They say never judge a book by its cover. We need to start judging textbooks and other instructional materials using student achievement instead.
In February and March of last year, as teachers were preparing for the first administration of the end-of-year assessments from the Partnership for Assessment of Readiness for College and Career (PARCC) and the Smarter Balanced Assessment Consortia (SBAC), the Center for Education Policy Research at Harvard surveyed a representative sample of 1,500 teachers and 142 principals across five states.[i] Our report focused on the instructional changes teachers were making and the effectiveness of the training and support they were receiving. However, we also asked about the textbooks they were using.
We matched each teacher to the students they were teaching and assembled data on students’ demographic characteristics, performance on prior state tests, and the averages of such characteristics for the peers in their classroom. We also estimated each teacher’s impact on student performance in the prior school year (2013-14) to use as a control. (We wanted to account for the fact that more effective teachers may choose to use particular textbooks.) After controlling for the measures of student, peer, and teacher influences above, we estimated the variance in student outcomes on the new assessments associated with the textbook used.[ii]
The textbook effects were substantial, especially in math. In 4th and 5th grade math classrooms, we estimated that a standard deviation in textbook effectiveness was equivalent to .10 standard deviations in achievement at the student level.[iii] That means that if all schools could be persuaded to switch to one of the top quartile textbooks, student achievement would rise overall by roughly .127 student-level standard deviations or an average of 3.6 percentile points. Although it might sound small, such a boost in the average teacher’s effectiveness would be larger than the improvement the typical teacher experiences in their first three years on the job, as they are just learning to teach.

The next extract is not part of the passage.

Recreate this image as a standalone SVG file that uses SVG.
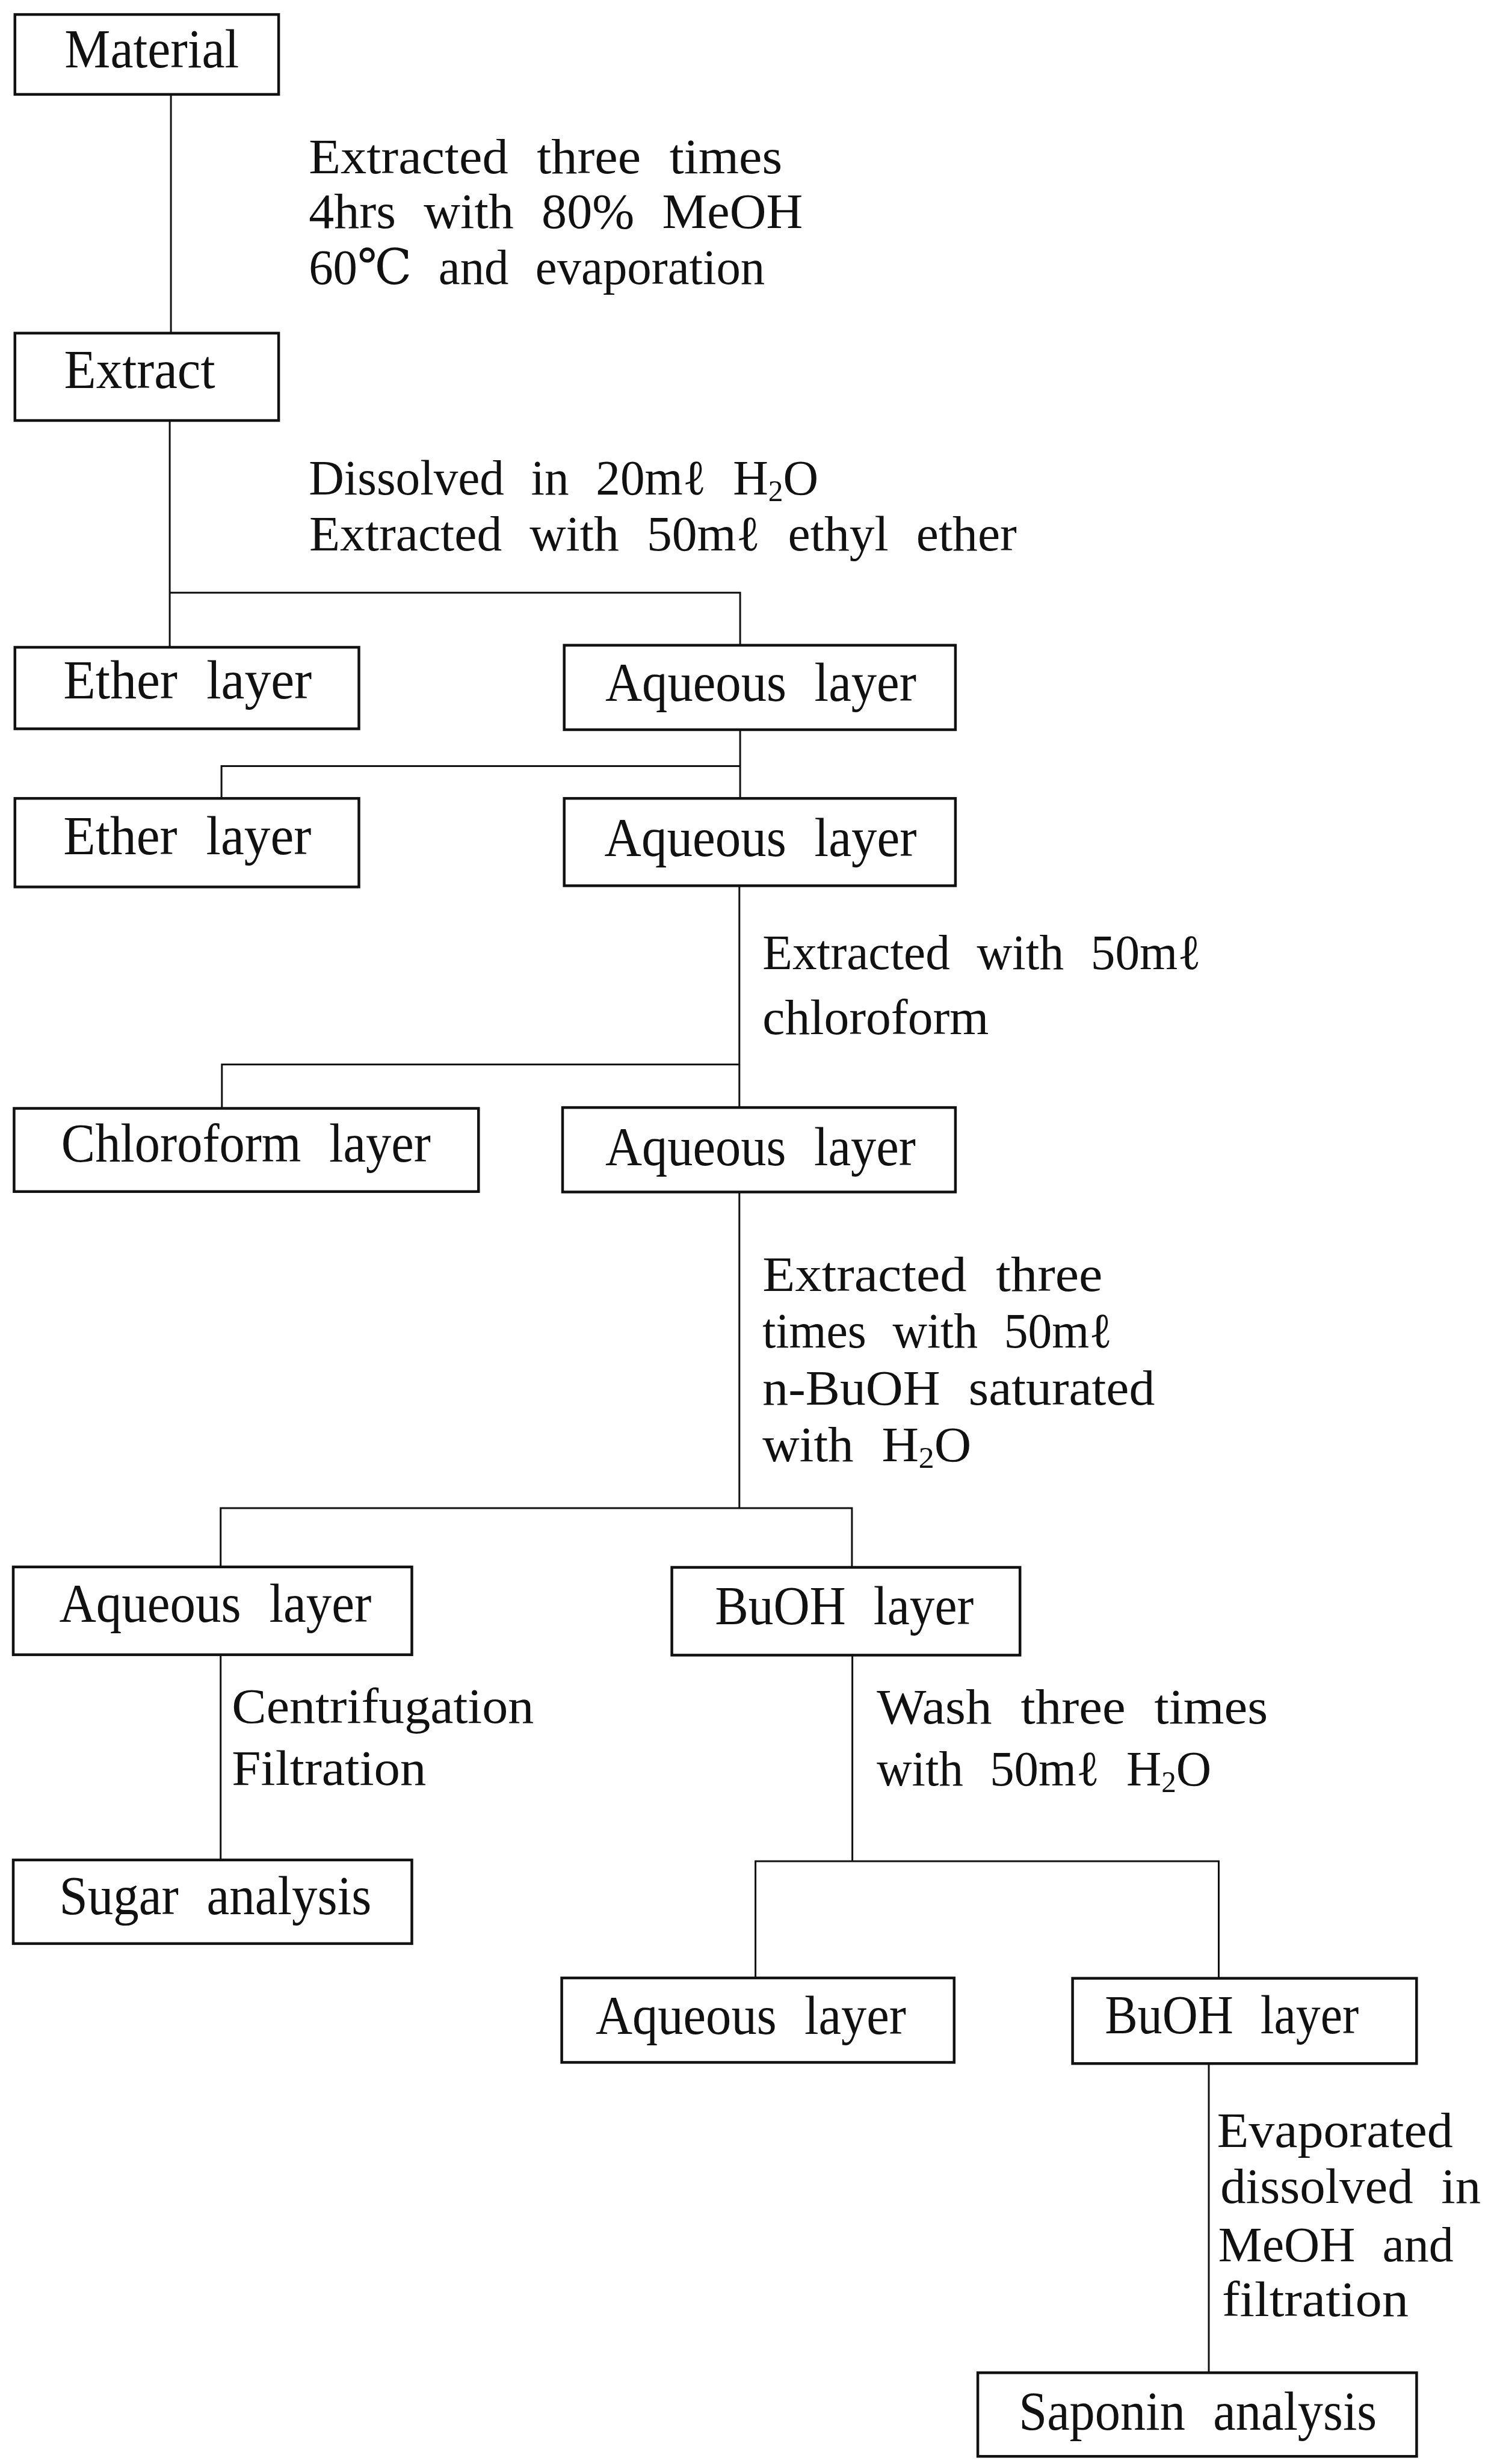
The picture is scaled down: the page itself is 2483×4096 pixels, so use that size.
<svg xmlns="http://www.w3.org/2000/svg" width="2483" height="4096" viewBox="0 0 2483 4096">
<style>
.box{fill:none;stroke:#111;stroke-width:4.5}
.conn{fill:none;stroke:#111;stroke-width:3;stroke-linecap:square}
text{font-family:"Liberation Serif","DejaVu Serif","Noto Sans CJK JP",serif;fill:#111;word-spacing:0.3em}
.nt{font-size:92px}
.lb{font-size:82px}
.sub{font-size:50px}
</style>
<rect width="2483" height="4096" fill="#fff"/>
<g id="connectors">
<path class="conn" d="M284.1,156.9 V553.8"/>
<path class="conn" d="M282.1,699 V985.2 M282.1,985.2 H1230.1 M282.1,985.2 V1076 M1230.1,985.2 V1072.6"/>
<path class="conn" d="M1230.1,1213 V1327.2 M368.1,1273.5 H1230.1 M368.1,1273.5 V1327.2"/>
<path class="conn" d="M1228.8,1472.3 V1841.1 M368.8,1769.5 H1228.8 M368.8,1769.5 V1842.5"/>
<path class="conn" d="M1228.8,1981.4 V2507.1 M366.7,2507.1 H1415.9 M366.7,2507.1 V2604.8 M1415.9,2507.1 V2605.5"/>
<path class="conn" d="M366.7,2750.6 V3091.9"/>
<path class="conn" d="M1416.6,2751.3 V3093.9 M1255.6,3093.9 H2025.5 M1255.6,3093.9 V3288 M2025.5,3093.9 V3288.6"/>
<path class="conn" d="M2009,3430.4 V3944.3"/>
</g>
<g id="labels">
<text class="lb" x="513.2" y="287.6" textLength="787" lengthAdjust="spacingAndGlyphs">Extracted three times</text>
<text class="lb" x="513.2" y="379.1" textLength="821" lengthAdjust="spacingAndGlyphs">4hrs with 80% MeOH</text>
<text class="lb" x="513.2" y="472" textLength="758" lengthAdjust="spacingAndGlyphs">60℃ and evaporation</text>
<text class="lb" x="513.2" y="822.2" textLength="847" lengthAdjust="spacingAndGlyphs">Dissolved in 20mℓ H<tspan class="sub" dy="11">2</tspan><tspan dy="-11">O</tspan></text>
<text class="lb" x="513.9" y="915" textLength="1176" lengthAdjust="spacingAndGlyphs">Extracted with 50mℓ ethyl ether</text>
<text class="lb" x="1267.3" y="1611.3" textLength="729" lengthAdjust="spacingAndGlyphs">Extracted with 50mℓ</text>
<text class="lb" x="1267.3" y="1719.3" textLength="376" lengthAdjust="spacingAndGlyphs">chloroform</text>
<text class="lb" x="1267.3" y="2145.9" textLength="565" lengthAdjust="spacingAndGlyphs">Extracted three</text>
<text class="lb" x="1267.3" y="2240.1" textLength="581" lengthAdjust="spacingAndGlyphs">times with 50mℓ</text>
<text class="lb" x="1267.3" y="2335.1" textLength="652" lengthAdjust="spacingAndGlyphs">n-BuOH saturated</text>
<text class="lb" x="1267.3" y="2428.6" textLength="347" lengthAdjust="spacingAndGlyphs">with H<tspan class="sub" dy="11">2</tspan><tspan dy="-11">O</tspan></text>
<text class="lb" x="385.3" y="2863.5" textLength="502" lengthAdjust="spacingAndGlyphs">Centrifugation</text>
<text class="lb" x="385.3" y="2966.7" textLength="323" lengthAdjust="spacingAndGlyphs">Filtration</text>
<text class="lb" x="1457.2" y="2864.8" textLength="650" lengthAdjust="spacingAndGlyphs">Wash three times</text>
<text class="lb" x="1457.2" y="2968" textLength="556" lengthAdjust="spacingAndGlyphs">with 50mℓ H<tspan class="sub" dy="11">2</tspan><tspan dy="-11">O</tspan></text>
<text class="lb" x="2022.7" y="3569.3" textLength="392" lengthAdjust="spacingAndGlyphs">Evaporated</text>
<text class="lb" x="2028.2" y="3661.5" textLength="433" lengthAdjust="spacingAndGlyphs">dissolved in</text>
<text class="lb" x="2024.8" y="3758.5" textLength="391" lengthAdjust="spacingAndGlyphs">MeOH and</text>
<text class="lb" x="2031" y="3850" textLength="310" lengthAdjust="spacingAndGlyphs">filtration</text>
</g>
<g id="material"><rect class="box" x="24.8" y="24.1" width="438.3" height="132.8"/><text class="nt" x="107.3" y="112.1" textLength="290" lengthAdjust="spacingAndGlyphs">Material</text></g>
<g id="extract"><rect class="box" x="24.8" y="553.8" width="438.3" height="145.2"/><text class="nt" x="106.6" y="644.7" textLength="251" lengthAdjust="spacingAndGlyphs">Extract</text></g>
<g id="ether1"><rect class="box" x="24.8" y="1076" width="571.7" height="135.5"/><text class="nt" x="105.3" y="1161.3" textLength="413" lengthAdjust="spacingAndGlyphs">Ether layer</text></g>
<g id="aqueous1"><rect class="box" x="937.7" y="1072.6" width="650.2" height="140.4"/><text class="nt" x="1005.9" y="1164.8" textLength="517" lengthAdjust="spacingAndGlyphs">Aqueous layer</text></g>
<g id="ether2"><rect class="box" x="24.8" y="1327.2" width="571.7" height="147.2"/><text class="nt" x="105.3" y="1420" textLength="412" lengthAdjust="spacingAndGlyphs">Ether layer</text></g>
<g id="aqueous2"><rect class="box" x="937.7" y="1327.2" width="650.2" height="145.2"/><text class="nt" x="1004.5" y="1422.8" textLength="519" lengthAdjust="spacingAndGlyphs">Aqueous layer</text></g>
<g id="chloroform"><rect class="box" x="23.4" y="1842.5" width="771.9" height="138.3"/><text class="nt" x="101.8" y="1931.2" textLength="614" lengthAdjust="spacingAndGlyphs">Chloroform layer</text></g>
<g id="aqueous3"><rect class="box" x="935" y="1841.1" width="652.9" height="140.4"/><text class="nt" x="1005.9" y="1937.4" textLength="516" lengthAdjust="spacingAndGlyphs">Aqueous layer</text></g>
<g id="aqueous4"><rect class="box" x="22" y="2604.8" width="662.5" height="145.9"/><text class="nt" x="98.4" y="2695.6" textLength="519" lengthAdjust="spacingAndGlyphs">Aqueous layer</text></g>
<g id="buoh1"><rect class="box" x="1116.6" y="2605.5" width="578.6" height="145.9"/><text class="nt" x="1188.2" y="2699.7" textLength="430" lengthAdjust="spacingAndGlyphs">BuOH layer</text></g>
<g id="sugar"><rect class="box" x="22" y="3091.9" width="662.5" height="139"/><text class="nt" x="98.4" y="3182" textLength="519" lengthAdjust="spacingAndGlyphs">Sugar analysis</text></g>
<g id="aqueous5"><rect class="box" x="933.6" y="3288" width="652.2" height="140.4"/><text class="nt" x="990" y="3380.8" textLength="516" lengthAdjust="spacingAndGlyphs">Aqueous layer</text></g>
<g id="buoh2"><rect class="box" x="1782.6" y="3288.6" width="571.7" height="141.7"/><text class="nt" x="1836.3" y="3379.5" textLength="422" lengthAdjust="spacingAndGlyphs">BuOH layer</text></g>
<g id="saponin"><rect class="box" x="1625.1" y="3944.3" width="729.3" height="139"/><text class="nt" x="1693.2" y="4038.6" textLength="595" lengthAdjust="spacingAndGlyphs">Saponin analysis</text></g>
</svg>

As advocated by Russ Whitehurst and Matt Chingos, the search for more effective curriculum materials can yield outsized bang-for-the-buck, because schools are already buying textbooks and better textbooks do not cost more on average than less effective ones. We estimate that such a study would need to collect data from roughly 1,800 schools to have the statistical power necessary to detect a .10 impact for any textbook representing at least 10 percent of the market. Some states, such as Indiana and Florida, already collect data on textbook adoptions, but even if it were necessary to collect data from a new sample of schools, the study would likely cost less than $2 million annually.[iv] Across the PARCC and SBAC states, there are approximately 3 million 4th and 5th grade students. Assuming the more effective textbooks have a similar cost to the textbooks they replace, the incremental cost of the 3.6 percentile point gain in achievement would be the cost of the study itself—roughly 67 cents per student.